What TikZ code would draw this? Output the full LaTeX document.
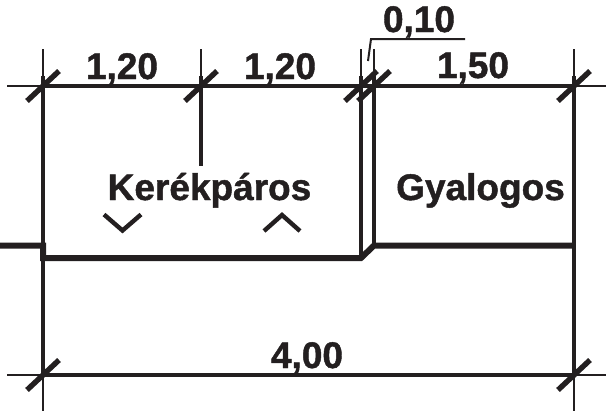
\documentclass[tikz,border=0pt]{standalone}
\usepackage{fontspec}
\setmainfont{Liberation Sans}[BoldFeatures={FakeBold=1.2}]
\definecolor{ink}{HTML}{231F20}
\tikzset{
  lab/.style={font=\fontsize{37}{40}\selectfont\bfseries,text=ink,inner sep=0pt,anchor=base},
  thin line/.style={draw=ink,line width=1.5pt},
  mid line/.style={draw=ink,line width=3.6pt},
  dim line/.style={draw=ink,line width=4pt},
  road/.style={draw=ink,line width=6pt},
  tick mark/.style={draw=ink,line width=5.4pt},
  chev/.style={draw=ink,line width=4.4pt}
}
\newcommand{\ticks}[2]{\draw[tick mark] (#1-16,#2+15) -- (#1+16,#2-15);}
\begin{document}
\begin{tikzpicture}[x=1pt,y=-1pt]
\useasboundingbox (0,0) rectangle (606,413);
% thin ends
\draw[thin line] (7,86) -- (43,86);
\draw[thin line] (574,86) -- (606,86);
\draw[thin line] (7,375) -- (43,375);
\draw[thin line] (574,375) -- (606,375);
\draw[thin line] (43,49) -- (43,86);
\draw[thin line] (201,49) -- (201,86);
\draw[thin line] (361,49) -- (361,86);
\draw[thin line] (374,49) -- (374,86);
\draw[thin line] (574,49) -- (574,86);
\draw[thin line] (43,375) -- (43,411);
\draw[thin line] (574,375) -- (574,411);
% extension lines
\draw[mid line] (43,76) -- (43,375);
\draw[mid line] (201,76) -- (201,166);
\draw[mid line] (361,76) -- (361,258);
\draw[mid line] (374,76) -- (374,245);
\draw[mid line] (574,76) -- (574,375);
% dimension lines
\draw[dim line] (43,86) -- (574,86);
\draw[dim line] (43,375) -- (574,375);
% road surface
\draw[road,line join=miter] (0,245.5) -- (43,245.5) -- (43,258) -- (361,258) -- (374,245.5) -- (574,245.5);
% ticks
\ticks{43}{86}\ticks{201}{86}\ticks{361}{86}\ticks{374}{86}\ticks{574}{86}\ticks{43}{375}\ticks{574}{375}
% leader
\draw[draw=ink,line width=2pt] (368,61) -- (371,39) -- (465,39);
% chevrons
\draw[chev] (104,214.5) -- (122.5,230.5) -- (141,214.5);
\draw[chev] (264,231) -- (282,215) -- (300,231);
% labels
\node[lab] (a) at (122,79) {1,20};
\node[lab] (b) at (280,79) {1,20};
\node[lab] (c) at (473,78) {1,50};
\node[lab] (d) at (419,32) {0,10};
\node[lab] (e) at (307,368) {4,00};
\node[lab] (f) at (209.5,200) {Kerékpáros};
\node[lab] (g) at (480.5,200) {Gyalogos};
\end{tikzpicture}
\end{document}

- - - - -

Problem statement: Return the listing above unchanged, apart from dropping its pictures.

Answer to the task:
What TikZ code would draw this? Output the full LaTeX document.
\documentclass[tikz,border=0pt]{standalone}
\usepackage{fontspec}
\setmainfont{Liberation Sans}[BoldFeatures={FakeBold=1.2}]
\definecolor{ink}{HTML}{231F20}
\tikzset{
  lab/.style={font=\fontsize{37}{40}\selectfont\bfseries,text=ink,inner sep=0pt,anchor=base},
  thin line/.style={draw=ink,line width=1.5pt},
  mid line/.style={draw=ink,line width=3.6pt},
  dim line/.style={draw=ink,line width=4pt},
  road/.style={draw=ink,line width=6pt},
  tick mark/.style={draw=ink,line width=5.4pt},
  chev/.style={draw=ink,line width=4.4pt}
}
\newcommand{\ticks}[2]{\draw[tick mark] (#1-16,#2+15) -- (#1+16,#2-15);}
\begin{document}
\begin{tikzpicture}[x=1pt,y=-1pt]
\useasboundingbox (0,0) rectangle (606,413);
% thin ends
\draw[thin line] (7,86) -- (43,86);
\draw[thin line] (574,86) -- (606,86);
\draw[thin line] (7,375) -- (43,375);
\draw[thin line] (574,375) -- (606,375);
\draw[thin line] (43,49) -- (43,86);
\draw[thin line] (201,49) -- (201,86);
\draw[thin line] (361,49) -- (361,86);
\draw[thin line] (374,49) -- (374,86);
\draw[thin line] (574,49) -- (574,86);
\draw[thin line] (43,375) -- (43,411);
\draw[thin line] (574,375) -- (574,411);
% extension lines
\draw[mid line] (43,76) -- (43,375);
\draw[mid line] (201,76) -- (201,166);
\draw[mid line] (361,76) -- (361,258);
\draw[mid line] (374,76) -- (374,245);
\draw[mid line] (574,76) -- (574,375);
% dimension lines
\draw[dim line] (43,86) -- (574,86);
\draw[dim line] (43,375) -- (574,375);
% road surface
\draw[road,line join=miter] (0,245.5) -- (43,245.5) -- (43,258) -- (361,258) -- (374,245.5) -- (574,245.5);
% ticks
\ticks{43}{86}\ticks{201}{86}\ticks{361}{86}\ticks{374}{86}\ticks{574}{86}\ticks{43}{375}\ticks{574}{375}
% leader
\draw[draw=ink,line width=2pt] (368,61) -- (371,39) -- (465,39);
% chevrons
\draw[chev] (104,214.5) -- (122.5,230.5) -- (141,214.5);
\draw[chev] (264,231) -- (282,215) -- (300,231);
% labels
\node[lab] (a) at (122,79) {1,20};
\node[lab] (b) at (280,79) {1,20};
\node[lab] (c) at (473,78) {1,50};
\node[lab] (d) at (419,32) {0,10};
\node[lab] (e) at (307,368) {4,00};
\node[lab] (f) at (209.5,200) {Kerékpáros};
\node[lab] (g) at (480.5,200) {Gyalogos};
\end{tikzpicture}
\end{document}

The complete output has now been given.